I think an init-less deployment like that is already broken. If we
encounter any error at all in upload-pack we may quit without reaping
all of our children. And this could never be protected against entirely;
we could be killed by SIGSEGV, SIGKILL, etc.

My understanding is container deployments often have a tiny pid-1 init
that takes care of zombie processes like this (but it's not something
I've dealt with much myself).

> For a test, winning the race condition should be easy if we cheat by
> letting the child loop forever.  But I struggle even with the most
> basic task: Making upload-pack invoked by clone call pack-objects.
> (Feeling a bit silly.)

Here's an easy reproduction. On a clone of something large-ish (by
number of objects) like linux.git:

  - make sure you don't have bitmaps on (since they make the enumerating
    phase go quickly).
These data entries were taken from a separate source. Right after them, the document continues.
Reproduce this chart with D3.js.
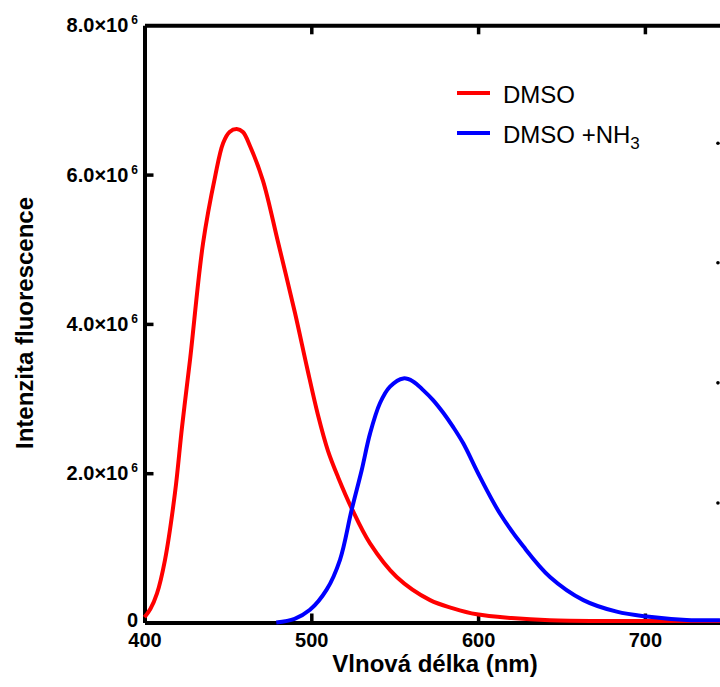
<!DOCTYPE html>
<html>
<head>
<meta charset="utf-8">
<script src="https://cdn.jsdelivr.net/npm/d3@7"></script>
<style>
  body { margin: 0; background: #fff; }
  svg { display: block; font-family: "Liberation Sans", Arial, sans-serif; }
</style>
</head>
<body>
<svg id="chart" width="720" height="687"></svg>
<script>
// spectra, intensity in units of 1e6
const redNm  = [400, 403.5, 407.5, 412.3, 418.3, 422.5, 427.3, 435.1, 442.3, 447.1, 451, 455.3, 459, 463.3, 471, 480, 490.2, 497.4, 504, 510, 516, 524.2, 535.2, 551.2, 571.2, 585, 599.2, 620, 643, 680, 745];
const redVal = [0.07, 0.18, 0.39, 0.84, 1.74, 2.62, 3.52, 5.08, 5.97, 6.42, 6.57, 6.61, 6.57, 6.38, 5.92, 5.1, 4.15, 3.42, 2.78, 2.3, 1.95, 1.53, 1.06, 0.61, 0.30, 0.19, 0.11, 0.06, 0.03, 0.02, 0.02];

const blueNm  = [479, 490, 499.2, 509.2, 517.2, 524.2, 530.2, 535.2, 541.2, 547.2, 555.2, 561, 567.2, 573, 579.1, 585, 591.1, 601.1, 613.1, 627.1, 643.1, 663.1, 683.1, 701.1, 725, 745];
const blueVal = [0.0, 0.05, 0.17, 0.44, 0.84, 1.51, 2.04, 2.53, 2.94, 3.16, 3.27, 3.23, 3.11, 2.98, 2.81, 2.62, 2.40, 1.95, 1.46, 1.02, 0.61, 0.30, 0.145, 0.08, 0.035, 0.03];

const seriesNames = ["DMSO", "DMSO +NH"];
const xTicks = [400, 500, 600, 700];
const yTicks = [0, 2, 4, 6, 8];

// stray dots of a neighbouring panel at the right edge
const edgeDotsNm = 743.8;
const edgeDotsVal = [6.42, 4.82, 3.21, 1.6];

const svg = d3.select("#chart");

const x = d3.scaleLinear().domain([400, 800]).range([144.5, 144.5 + 400 * 1.668]);
const y = d3.scaleLinear().domain([0, 8]).range([622.5, 25.3]);

function styleAxis(g) {
  g.select(".domain").attr("stroke", "#000").attr("stroke-width", 4);
  g.selectAll(".tick line").attr("stroke", "#000").attr("stroke-width", 3.5);
  g.selectAll(".tick text")
    .attr("fill", "#000")
    .attr("font-size", 20)
    .attr("font-weight", "bold")
    .attr("font-family", "'Liberation Sans', Arial, sans-serif");
}

// top frame line
svg.append("g")
  .attr("transform", `translate(0,${y(8)})`)
  .call(d3.axisTop(x).tickValues([500, 600, 700]).tickSize(-9).tickSizeOuter(0).tickFormat(""))
  .call(styleAxis);

// bottom axis
svg.append("g")
  .attr("transform", `translate(0,${y(0)})`)
  .call(d3.axisBottom(x).tickValues(xTicks).tickSize(-9).tickSizeOuter(0).tickPadding(10.5))
  .call(styleAxis)
  .call(g => g.selectAll(".tick").filter(d => d === 400).select("line").remove());

// left axis
const yAxis = svg.append("g")
  .attr("transform", `translate(${x(400)},0)`)
  .call(d3.axisLeft(y).tickValues(yTicks).tickSize(-9).tickSizeOuter(0).tickPadding(6.5))
  .call(styleAxis);

yAxis.selectAll(".tick").filter(d => d === 0 || d === 8).select("line").remove();
yAxis.selectAll(".tick text").each(function(d) {
  const t = d3.select(this).text("");
  if (d === 0) { t.attr("dy", "0.18em").text("0"); return; }
  t.append("tspan").text(d.toFixed(1) + "×10");
  t.append("tspan").attr("dx", 3).attr("dy", -8).attr("font-size", 12).text("6");
});

// curves
const line = d3.line()
  .x(d => x(d[0]))
  .y(d => y(d[1]))
  .curve(d3.curveCatmullRom.alpha(0.5));

svg.append("path")
  .datum(d3.zip(redNm, redVal))
  .attr("fill", "none")
  .attr("stroke", "#ff0000")
  .attr("stroke-width", 4)
  .attr("stroke-linejoin", "round")
  .attr("d", line);

svg.append("path")
  .datum(d3.zip(blueNm, blueVal))
  .attr("fill", "none")
  .attr("stroke", "#0000ff")
  .attr("stroke-width", 4)
  .attr("stroke-linejoin", "round")
  .attr("d", line);

svg.selectAll("circle.edge")
  .data(edgeDotsVal)
  .join("circle")
  .attr("class", "edge")
  .attr("cx", x(edgeDotsNm))
  .attr("cy", d => y(d))
  .attr("r", 1.8)
  .attr("fill", "#000");

// legend
const legend = svg.append("g");
const colors = ["#ff0000", "#0000ff"];
const legendY = [93, 133];
seriesNames.forEach((name, i) => {
  legend.append("line")
    .attr("x1", 457).attr("x2", 490)
    .attr("y1", legendY[i]).attr("y2", legendY[i])
    .attr("stroke", colors[i]).attr("stroke-width", 4);
  const t = legend.append("text")
    .attr("x", 503).attr("y", legendY[i] + 9.5)
    .attr("font-size", 24)
    .attr("fill", "#000")
    .text(name);
  if (i === 1) {
    t.append("tspan").attr("dy", 6).attr("font-size", 17).text("3");
  }
});

// axis titles
svg.append("text")
  .attr("x", 435).attr("y", 672)
  .attr("text-anchor", "middle")
  .attr("font-size", 24)
  .attr("font-weight", "bold")
  .text("Vlnová délka (nm)");

svg.append("text")
  .attr("transform", "translate(33,323) rotate(-90)")
  .attr("text-anchor", "middle")
  .attr("font-size", 24)
  .attr("font-weight", "bold")
  .text("Intenzita fluorescence");
</script>
</body>
</html>
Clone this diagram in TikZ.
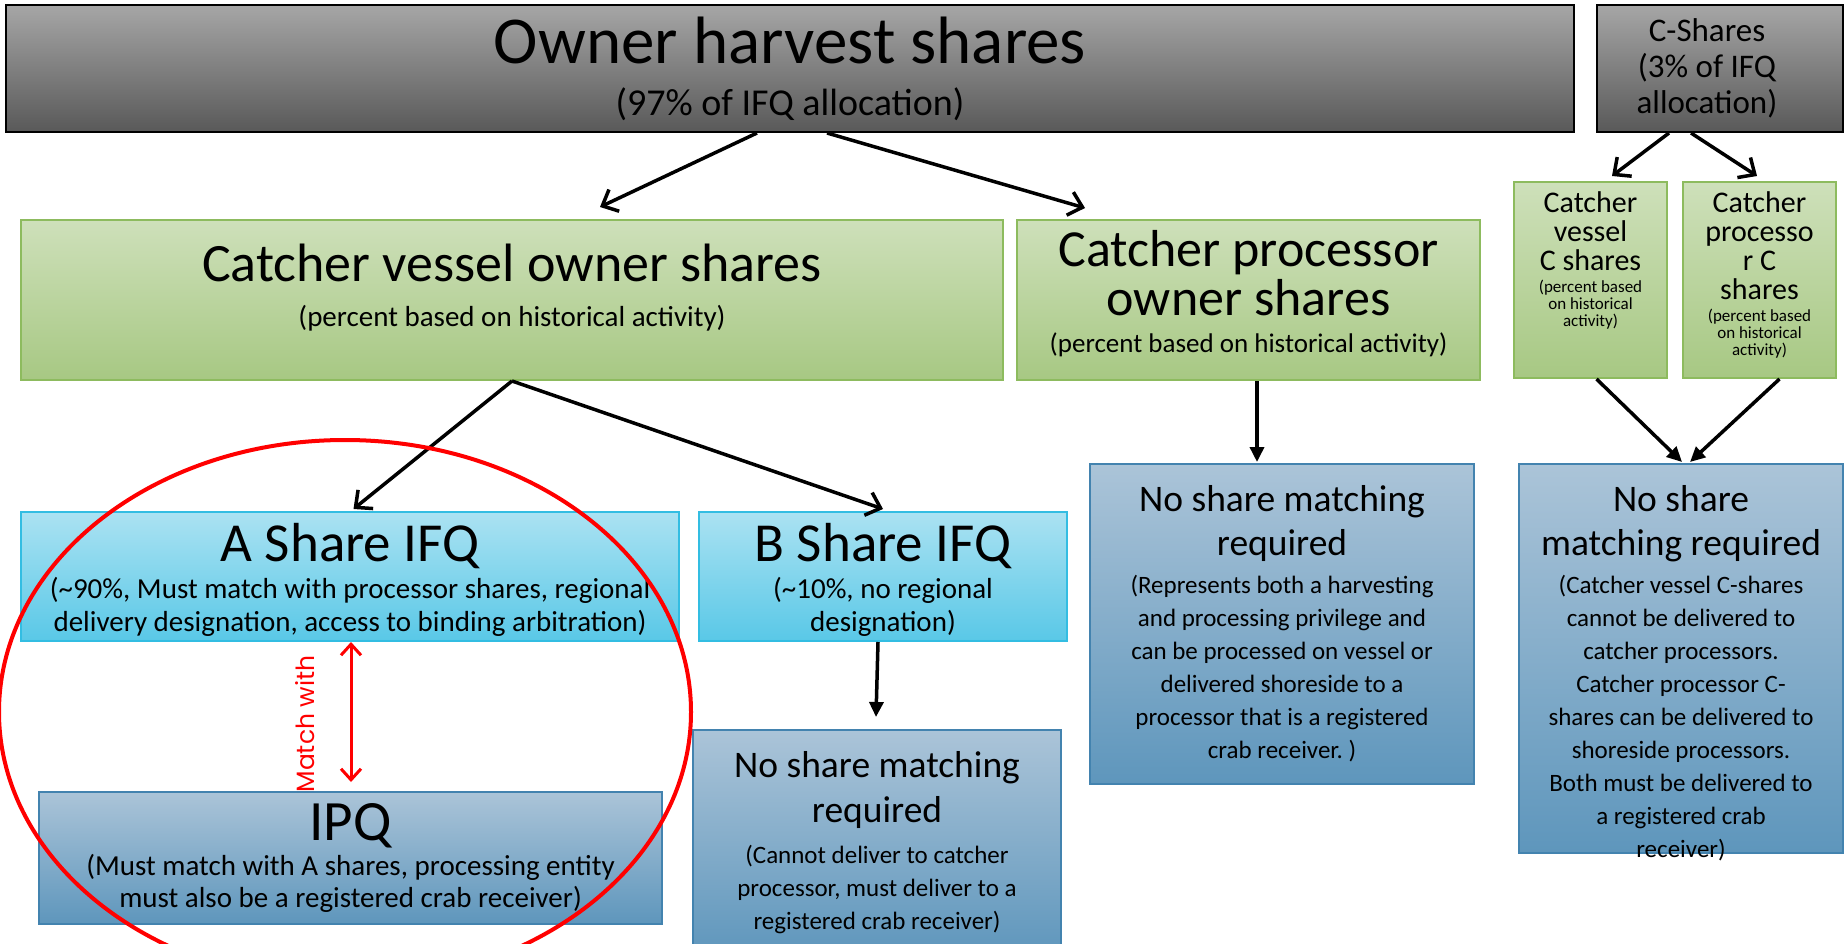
\documentclass[tikz,border=0pt]{standalone}
\usepackage{fontspec}
\setmainfont{Carlito}
\newfontfamily\matchfont{Poppins}
\usepackage{tikz}
\usetikzlibrary{arrows.meta}

\definecolor{ohtop}{HTML}{A6A6A6}
\definecolor{ohbot}{HTML}{595959}
\definecolor{grtop}{HTML}{CEE0BA}
\definecolor{grbot}{HTML}{A7C883}
\definecolor{grline}{HTML}{8DBB5E}
\definecolor{cytop}{HTML}{ABE2F2}
\definecolor{cybot}{HTML}{59C8E7}
\definecolor{cyline}{HTML}{33BDE2}
\definecolor{bltop}{HTML}{ABC4D8}
\definecolor{blbot}{HTML}{5E96BC}
\definecolor{blline}{HTML}{4383AF}

% one block of lines in a box, at its own size and line distance
\newcommand{\boxline}[3]{{\fontsize{#1}{#2}\selectfont\centering\spaceskip=\fontdimen2\font\xspaceskip=\fontdimen2\font #3\par}}

\begin{document}
\begin{tikzpicture}[x=1pt,y=-1pt]
            \tikzstyle{holdbox}=[rectangle, draw=black, line width=2pt, top color=ohtop, bottom color=ohbot, inner sep=0pt, align=center]
            \tikzstyle{ownbox}=[rectangle, draw=grline, line width=2pt, top color=grtop, bottom color=grbot, inner sep=0pt, align=center]
            \tikzstyle{ifqbox}=[rectangle, draw=cyline, line width=2pt, top color=cytop, bottom color=cybot, inner sep=0pt, align=center]
            \tikzstyle{rulebox}=[rectangle, draw=blline, line width=2pt, top color=bltop, bottom color=blbot, inner sep=0pt, align=center]
            \tikzstyle{connect}=[line width=3.5pt, -{Straight Barb[length=13pt,width=24pt]}]
            \tikzstyle{flow}=[line width=3.5pt, -{Triangle[length=15pt,width=14pt]}]
            \tikzstyle{pairing}=[red, line width=3pt, {Straight Barb[length=11pt,width=20pt]}-{Straight Barb[length=11pt,width=20pt]}]
            \useasboundingbox (0,0) rectangle (1845,944);

            \node[holdbox, minimum width=1568pt, minimum height=127pt, text width=1540pt] (OH) at (790,68.5){\boxline{67}{72}{Owner harvest shares}\boxline{38}{52}{(97\% of IFQ allocation)}};
            \node[holdbox, minimum width=246pt, minimum height=127pt, text width=240pt] (CS) at (1720,68.5){\boxline{33}{36}{\rightskip=26pt plus 1fil\relax C-Shares\\(3\% of IFQ\\allocation)}};

            \node[ownbox, minimum width=982pt, minimum height=160pt, text width=970pt] (CVO) at (512,300){\boxline{54}{58}{Catcher vessel owner shares}\boxline{29}{45}{(percent based on historical activity)}\kern24pt};
            \node[ownbox, minimum width=463pt, minimum height=160pt, text width=455pt] (CPO) at (1248.5,300){\boxline{52}{49}{Catcher processor\\owner shares}\boxline{27}{37}{(percent based on historical activity)}\kern12pt};
            \node[ownbox, minimum width=153pt, minimum height=196pt, text width=150pt] (CVC) at (1590.5,280){\boxline{30}{29}{Catcher\\vessel\\C shares}\vspace{5pt}\boxline{17}{17}{(percent based\\on historical\\activity)}\kern40pt};
            \node[ownbox, minimum width=153pt, minimum height=196pt, text width=150pt] (CPC) at (1759.5,280){\boxline{30}{29}{Catcher\\processo\\r C\\shares}\vspace{5pt}\boxline{17}{17}{(percent based\\on historical\\activity)}\kern10pt};

            \node[ifqbox, minimum width=658pt, minimum height=129pt, text width=650pt] (AS) at (350,576.5){\boxline{55}{60}{A Share IFQ}\vspace{4pt}\boxline{29}{33}{(\textasciitilde90\%, Must match with processor shares, regional\\delivery designation, access to binding arbitration)}\kern-7pt};
            \node[ifqbox, minimum width=368pt, minimum height=129pt, text width=360pt] (BS) at (883,576.5){\boxline{55}{60}{B Share IFQ}\vspace{4pt}\boxline{29}{33}{(\textasciitilde10\%, no regional\\designation)}\kern-7pt};

            \node[rulebox, minimum width=623pt, minimum height=132pt, text width=615pt] (IPQ) at (350.5,858){\boxline{57}{60}{IPQ}\vspace{3pt}\boxline{29}{32}{(Must match with A shares, processing entity\\must also be a registered crab receiver)}};
            \node[rulebox, minimum width=368pt, minimum height=226pt, text width=360pt] (NB) at (877,843){\boxline{37.5}{45}{No share matching\\required}\vspace{8pt}\boxline{25}{33}{(Cannot deliver to catcher\\processor, must deliver to a\\registered crab receiver)}};
            \node[rulebox, minimum width=384pt, minimum height=320pt, text width=376pt] (NCP) at (1282,624){\boxline{37.5}{44}{No share matching\\required}\vspace{5pt}\boxline{25}{33}{(Represents both a harvesting\\and processing privilege and\\can be processed on vessel or\\delivered shoreside to a\\processor that is a registered\\crab receiver. )}};
            \node[rulebox, minimum width=324pt, minimum height=389pt, text width=318pt] (NC) at (1681,658.5){\boxline{37.5}{44}{No share\\matching required}\vspace{5pt}\boxline{25}{33}{(Catcher vessel C-shares\\cannot be delivered to\\catcher processors.\\Catcher processor C-\\shares can be delivered to\\shoreside processors.\\Both must be delivered to\\a registered crab\\receiver)}\kern-30pt};

            \path[-] ([xshift=-33pt]OH.south) edge [connect] ([xshift=88pt,yshift=12pt]CVO.north);
            \path[-] ([xshift=37pt]OH.south) edge [connect] ([xshift=-163.5pt,yshift=11pt]CPO.north);
            \path[-] ([xshift=-51pt]CS.south) edge [connect] ([xshift=21.5pt,yshift=5pt]CVC.north);
            \path[-] ([xshift=-29pt]CS.south) edge [connect] ([xshift=-2.5pt,yshift=5pt]CPC.north);
            \path[-] (CVO.south) edge [connect] ([xshift=3.5pt,yshift=2pt]AS.north);
            \path[-] (CVO.south) edge [connect] ([yshift=2pt]BS.north);
            \path[-] ([xshift=8.5pt]CPO.south) edge [flow] ([xshift=-25pt,yshift=1pt]NCP.north);
            \path[-] ([xshift=6pt]CVC.south) edge [flow] ([xshift=1pt,yshift=1pt]NC.north);
            \path[-] ([xshift=20pt]CPC.south) edge [flow] ([xshift=9pt,yshift=1pt]NC.north);
            \path[-] ([xshift=-5pt]BS.south) edge [flow] ([xshift=-1pt,yshift=12pt]NB.north);
            \path[-] ([xshift=1pt]AS.south) edge [pairing] node[pos=0.585, rotate=90, anchor=south, inner sep=35pt, text=red, font=\matchfont\fontsize{25}{27}\selectfont] {Match with} ([xshift=0.5pt,yshift=9pt]IPQ.north);

            \draw[red, line width=4pt] (345,712) ellipse [x radius=346, y radius=272];
        \end{tikzpicture}
\end{document}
For linux.git it takes ~30s or so to walk the
    whole graph on my machine.

  - run "git clone --no-local -q . dst"; the "-q" is important because
    if pack-objects is writing progress to upload-pack (to get
    multiplexed over the sideband to the client), then it will notice
    pretty quickly the failure to write to stderr

  - kill just upload-pack with "pkill git-upload-pack" or whatever you
    like

  - run "ps au | grep pack-objects" (or just "top") to see pack-objects
    chugging on 100% CPU (and consuming 1GB+ of RAM)

With the patch adding clean_on_exit, that last step turns up nothing.

Now the situation above is probably pretty rare. Nobody is usually going
to kill upload-pack specifically. The more common case is when
upload-pack realizes that the client (or the network) has gone away,
because it tries to write and finds the connection gone. But what is it
writing? Most of the time it's stuff from pack-objects! So in the normal
case, pack-objects is continually writing either data or progress
reports, so it would notice for its next write.

But again, a client asking for no progress is a problem. upload-pack
will be sending keepalives every 5s or so, so it will notice client
death then. But pack-objects will keep running, not generating any
output until it starts spewing the pack.

So you could probably make the scenario above a bit more realistic by
killing the parent git-clone process. But don't use ^C; that will send
SIGINT to all of the processes. Simulate a network failure by killing
the "git clone" process specifically. This shows the same problem, and
the same improvement after the patch (though remember it may take up to
5 seconds for upload-pack to send a keepalive and notice the problem).